In Porto, 1975 the subjective viewpoint of the camera takes us through another emblematic example of Portuguese history from the 1970s, thanks to a single long take lasting the whole duration of a 16 mm reel. Bouça was a social housing project initiated in 1973, just before the end of Salazar’s Estado Novo, and conceived by an architect whose renown would subsequently become international: Álvaro Siza. The project is situated on the edge of downtown Porto, on a particularly difficult site. Only a quarter of the buildings had been completed when work was halted following the putsch in November 1975. In 1999, a decision was made to undertake renovation and reconstruction. Building work resumed in 2001 and was completed in 2006. César’s camera wanders lightly around the housing development, crosses through an apartment and stops in an architecture agency installed in what should have been the nursery school.

Simultaneously we hear the recorded appeal by Alexandre Alves Costa, who is also an architect, testifying to the effect the project had on public opinion at the time. In Porto, 1975Filipa César approaches the question of Portuguese identity and commemoration in an extremely personal way. She evokes social themes along the way, such as the phenomenon of the gentrification of this housing estate henceforth prized by a town in full boom.
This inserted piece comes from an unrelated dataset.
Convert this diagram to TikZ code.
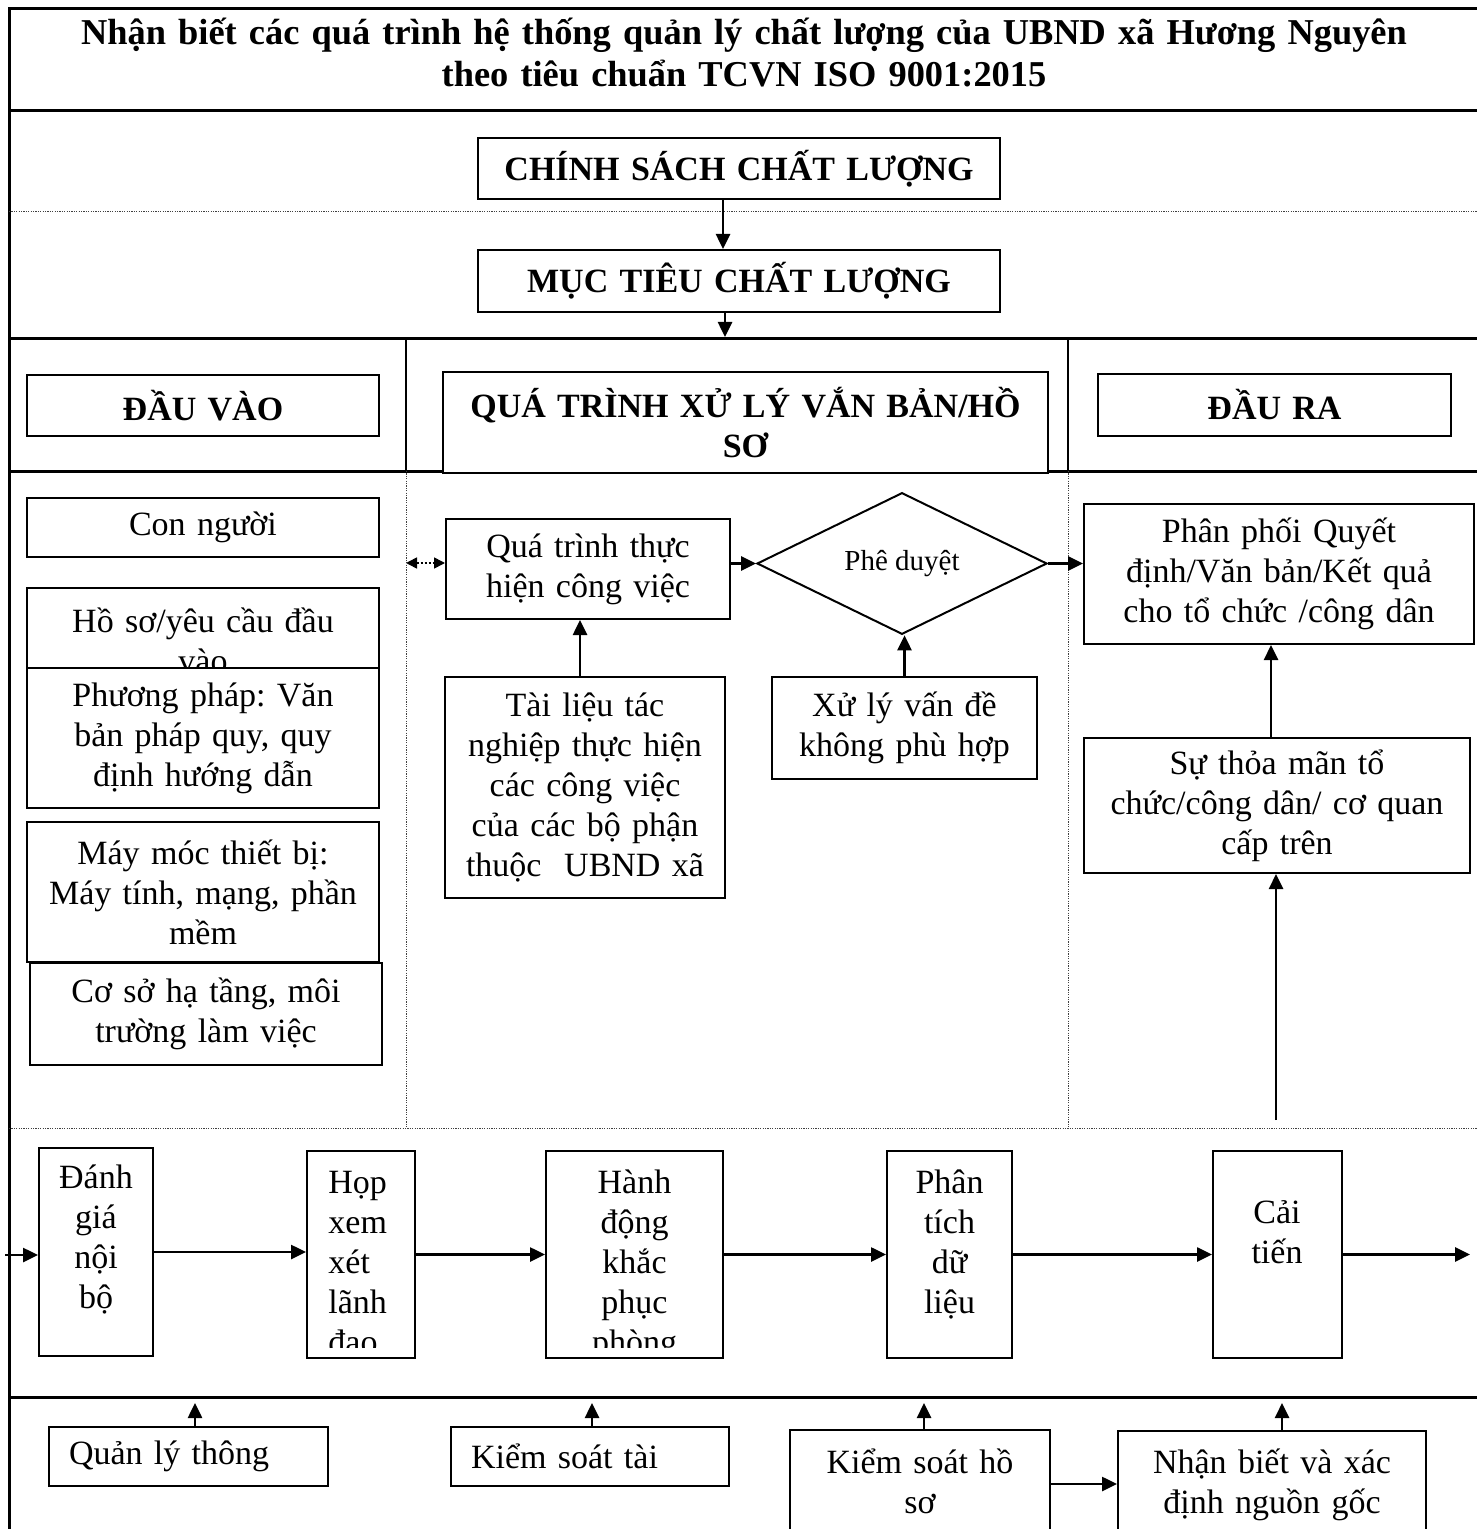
\documentclass[tikz,border=0pt]{standalone}
\usepackage{fontspec}
\setmainfont{Liberation Serif}
\usetikzlibrary{shapes.geometric,arrows.meta}
\frenchspacing

\newcommand\fsN{\fontsize{17}{20}\selectfont}
\newcommand\fsB{\fontsize{17}{20}\selectfont\bfseries}
\newcommand\fsT{\fontsize{18.2}{21}\selectfont\bfseries}
\newcommand\fsS{\fontsize{14.5}{16}\selectfont}

\tikzset{
  mainline/.style={line width=1.5pt},
  thinline/.style={line width=1pt},
  dotline/.style={line width=0.5pt, black!75, dash pattern=on 0.6pt off 0.6pt},
  boxst/.style={draw, line width=1pt, fill=white, inner sep=0pt, align=center, font=\fsN},
  hboxst/.style={boxst, font=\fsB},
  txtst/.style={inner sep=0pt, align=center, font=\fsN},
  arrst/.style={line width=1.3pt, -{Triangle[length=7.5pt,width=7pt]}},
  darrst/.style={line width=0.8pt, dash pattern=on 1pt off 1pt,
    {Triangle[length=5.5pt,width=5.5pt]}-{Triangle[length=5.5pt,width=5.5pt]}},
}

% \mkbox[options]{name}{x1}{y1}{x2}{y2}{text}   (pixel coordinates)
\newcommand\mkbox[7][]{%
  \pgfmathsetmacro\bxw{(#5-#3)*0.5}%
  \pgfmathsetmacro\bxh{(#6-#4)*0.5}%
  \node[boxst,minimum width=\bxw pt,minimum height=\bxh pt,text width=\bxw pt,#1]
    (#2) at ({(#3+#5)/2},{(#4+#6)/2}) {#7};}

\begin{document}
\begin{tikzpicture}[x=0.5pt,y=-0.5pt]
\clip (0,0) rectangle (1477,1529);
\fill[white] (0,0) rectangle (1477,1529);

% ---------- frame lines ----------
\draw[mainline] (9,1529) -- (9,9) -- (1477,9);
\draw[mainline] (9,111) -- (1477,111);
\draw[dotline] (9,212) -- (1477,212);
\draw[mainline] (9,339) -- (1477,339);
\draw[mainline] (9,471) -- (1477,471);
\draw[dotline] (9,1128) -- (1477,1128);
\draw[mainline] (9,1397) -- (1477,1397);
\draw[thinline] (406,339) -- (406,471);
\draw[thinline] (1068,339) -- (1068,471);
\draw[dotline] (406,471) -- (406,1128);
\draw[dotline] (1068,471) -- (1068,1128);

% ---------- title ----------
\node[txtst, font=\fsT, text width=720pt, anchor=base] (title) at (744,45)
  {Nhận biết các quá trình hệ thống quản lý chất lượng của UBND xã Hương Nguyên\\theo tiêu chuẩn TCVN ISO 9001:2015};

% ---------- headers ----------
\mkbox[hboxst]{chinhsach}{478}{138}{1000}{199}{CHÍNH SÁCH CHẤT LƯỢNG}
\mkbox[hboxst]{muctieu}{478}{250}{1000}{312}{MỤC TIÊU CHẤT LƯỢNG}
\mkbox[hboxst]{dauvao}{27}{375}{379}{436}{ĐẦU VÀO}
\mkbox[hboxst]{xulyvb}{443}{372}{1048}{473}{QUÁ TRÌNH XỬ LÝ VẮN BẢN/HỒ\\SƠ}
\mkbox[hboxst]{daura}{1098}{374}{1451}{436}{ĐẦU RA}

% ---------- inputs ----------
\mkbox{connguoi}{27}{498}{379}{557}{Con người}
\mkbox{hoso}{27}{588}{379}{668}{}
\node[txtst, text width=170pt, anchor=base] (hosotext) at (203,632) {Hồ sơ/yêu cầu đầu\\vào};
\mkbox{phuongphap}{27}{668}{379}{808}{Phương pháp: Văn\\bản pháp quy, quy\\định hướng dẫn}
\mkbox{maymoc}{27}{822}{379}{962}{Máy móc thiết bị:\\Máy tính, mạng, phần\\mềm}
\mkbox{coso}{30}{963}{382}{1065}{Cơ sở hạ tầng, môi\\trường làm việc}

% ---------- process ----------
\mkbox{quatrinh}{446}{519}{730}{619}{Quá trình thực\\hiện công việc}
\node[draw, diamond, line width=1pt, fill=white, minimum width=145pt, minimum height=48.5pt,
  inner sep=0pt, font=\fsS] (pheduyet) at (902,563.5) {Phê duyệt};
\mkbox{tailieu}{445}{677}{725}{898}{Tài liệu tác\\nghiệp thực hiện\\các công việc\\của các bộ phận\\thuộc\ \ UBND xã}
\mkbox{xulyvd}{772}{677}{1037}{779}{Xử lý vấn đề\\không phù hợp}

% ---------- outputs ----------
\mkbox{phanphoi}{1084}{504}{1474}{644}{Phân phối Quyết\\định/Văn bản/Kết quả\\cho tổ chức /công dân}
\mkbox{suthoa}{1084}{738}{1470}{873}{Sự thỏa mãn tổ\\chức/công dân/ cơ quan\\cấp trên}

% ---------- improvement row ----------
\mkbox{danhgia}{39}{1148}{153}{1356}{}
\node[txtst, text width=55pt, anchor=base] (danhgiatext) at (96,1188) {Đánh\\giá\\nội\\bộ};
\mkbox{hop}{307}{1151}{415}{1358}{}
\begin{scope}
  \clip (307,1151) rectangle (415,1347);
  \node[txtst, text width=40pt, align=left, anchor=base west] (hoptext) at (328,1193) {Họp\\xem\\xét\\lãnh\\đạo};
\end{scope}
\mkbox{hanhdong}{546}{1151}{723}{1358}{}
\begin{scope}
  \clip (546,1151) rectangle (723,1347);
  \node[txtst, text width=80pt, anchor=base] (hanhdongtext) at (634.5,1193) {Hành\\động\\khắc\\phục\\phòng};
\end{scope}
\mkbox{phantich}{887}{1151}{1012}{1358}{}
\node[txtst, text width=60pt, anchor=base] (phantichtext) at (949.5,1193) {Phân\\tích\\dữ\\liệu};
\mkbox{caitien}{1213}{1151}{1342}{1358}{}
\node[txtst, text width=60pt, anchor=base] (caitientext) at (1277,1223) {Cải\\tiến};

% ---------- support row ----------
\node[boxst, align=left, text width=119.5pt, inner xsep=10pt, minimum width=139.5pt,
  minimum height=29.5pt] (qly) at (188.5,1456.5) {Quản lý thông};
\node[boxst, align=left, text width=119pt, inner xsep=10pt, minimum width=139pt,
  minimum height=29.5pt] (kstl) at (590,1456.5) {Kiểm soát tài};
\mkbox{kshs}{790}{1430}{1050}{1570}{}
\node[txtst, text width=125pt, anchor=base] (kshstext) at (920,1473) {Kiểm soát hồ\\sơ};
\mkbox{nhanbiet}{1118}{1431}{1426}{1570}{}
\node[txtst, text width=150pt, anchor=base] (nhanbiettext) at (1272,1473) {Nhận biết và xác\\định nguồn gốc};

% ---------- connectors ----------
\draw[arrst] ([xshift=-8pt]chinhsach.south) -- ([xshift=-8pt]muctieu.north);
\coordinate (mt) at (725,337);
\draw[arrst] (muctieu.south -| mt) -- (mt);

\coordinate (dl) at (406,563);
\draw[darrst] (dl) -- (dl -| quatrinh.west);
\draw[arrst] (quatrinh.east |- pheduyet.west) -- (pheduyet.west);
\draw[arrst] (pheduyet.east) -- (pheduyet.east -| phanphoi.west);
\draw[arrst] ([xshift=-2.5pt]tailieu.north) -- ([xshift=-2.5pt]tailieu.north |- quatrinh.south);
\draw[arrst] (xulyvd.north) -- (xulyvd.north |- pheduyet.south);
\draw[arrst] ([xshift=-3pt]suthoa.north) -- ([xshift=-3pt]suthoa.north |- phanphoi.south);
\coordinate (sr) at (1276,1120);
\draw[arrst] (sr) -- (sr |- suthoa.south);

\coordinate (inL) at (5,1255);
\coordinate (outR) at (1470,1255);
\draw[arrst] (inL) -- (inL -| danhgia.west);
\draw[arrst] (danhgia.east) -- (danhgia.east -| hop.west);
\draw[arrst] (hop.east) -- (hop.east -| hanhdong.west);
\draw[arrst] (hanhdong.east) -- (hanhdong.east -| phantich.west);
\draw[arrst] (phantich.east) -- (phantich.east -| caitien.west);
\draw[arrst] (caitien.east) -- (caitien.east -| outR);

\coordinate (u1) at (195,1403);
\coordinate (u2) at (592,1403);
\coordinate (u3) at (924,1403);
\coordinate (u4) at (1282,1403);
\draw[arrst] (qly.north -| u1) -- (u1);
\draw[arrst] (kstl.north -| u2) -- (u2);
\draw[arrst] (kshs.north -| u3) -- (u3);
\draw[arrst] (nhanbiet.north -| u4) -- (u4);
\draw[arrst] ([yshift=8pt]kshs.east) -- ([yshift=8pt]kshs.east -| nhanbiet.west);
\end{tikzpicture}
\end{document}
Finally, in her film The Embassy, the artist addresses the colonization era and, indirectly, its bloody end during the colonial wars. Within the framework of a much larger project about revolutionary filmmakers in Guinea-Bissau linked to the independence activist Amílcar Cabral, Filipa César by chance discovered a photo album from the national archives, deserted after the civil war in 1999. It is this album that can be seen here being flicked through and commented on by the Guinean archivist and journalist Armando Lona. With a single fixed shot and by lingering on certain details and historical traces, the artist succeeds in transmitting a living image of the past and the present of this West African state. The title of the work pays homage to the French director Chris Marker and his work in Guinea-Bissau.
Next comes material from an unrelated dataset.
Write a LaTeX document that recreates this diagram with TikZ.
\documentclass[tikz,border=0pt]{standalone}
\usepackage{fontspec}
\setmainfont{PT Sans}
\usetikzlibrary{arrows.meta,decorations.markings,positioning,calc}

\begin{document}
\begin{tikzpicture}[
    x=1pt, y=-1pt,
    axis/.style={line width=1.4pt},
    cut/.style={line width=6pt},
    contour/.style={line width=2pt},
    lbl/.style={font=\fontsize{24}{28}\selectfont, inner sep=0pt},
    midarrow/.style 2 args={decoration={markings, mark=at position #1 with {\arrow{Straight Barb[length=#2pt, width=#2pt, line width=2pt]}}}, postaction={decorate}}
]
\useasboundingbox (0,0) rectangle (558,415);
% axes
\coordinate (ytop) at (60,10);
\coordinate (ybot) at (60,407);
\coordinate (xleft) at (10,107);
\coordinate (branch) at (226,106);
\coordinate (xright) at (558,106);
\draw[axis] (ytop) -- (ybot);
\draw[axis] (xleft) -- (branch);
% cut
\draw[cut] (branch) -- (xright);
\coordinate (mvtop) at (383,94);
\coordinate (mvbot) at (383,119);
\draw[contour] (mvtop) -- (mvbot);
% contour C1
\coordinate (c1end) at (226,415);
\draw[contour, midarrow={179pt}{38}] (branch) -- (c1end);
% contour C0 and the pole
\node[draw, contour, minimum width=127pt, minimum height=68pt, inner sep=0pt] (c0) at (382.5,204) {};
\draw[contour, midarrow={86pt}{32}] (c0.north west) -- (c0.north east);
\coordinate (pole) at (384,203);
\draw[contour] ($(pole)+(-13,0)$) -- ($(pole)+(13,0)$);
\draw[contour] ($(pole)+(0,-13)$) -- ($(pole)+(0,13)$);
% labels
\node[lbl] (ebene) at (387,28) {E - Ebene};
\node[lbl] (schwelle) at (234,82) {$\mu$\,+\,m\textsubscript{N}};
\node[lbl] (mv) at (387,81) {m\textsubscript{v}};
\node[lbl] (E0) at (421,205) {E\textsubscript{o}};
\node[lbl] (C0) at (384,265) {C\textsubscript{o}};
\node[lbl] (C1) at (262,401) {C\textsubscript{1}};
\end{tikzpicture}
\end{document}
In addition to these three films, Filipa César presents a collection of documents with the text by Aimé Césaire Discours sur le colonialisme as centerpiece. This fundamental text from 1950 on the struggle against colonialism was banned during the Portuguese dictatorship but was nevertheless clandestinely published in 1971, in an edition conceived by Filipa César's father, and since then has not been reprinted in Portugal. Its reproduction within the framework of the exhibition at Mudam finally does justice to it.

Filipa César was born in 1975 in Porto. She lives and works in Berlin.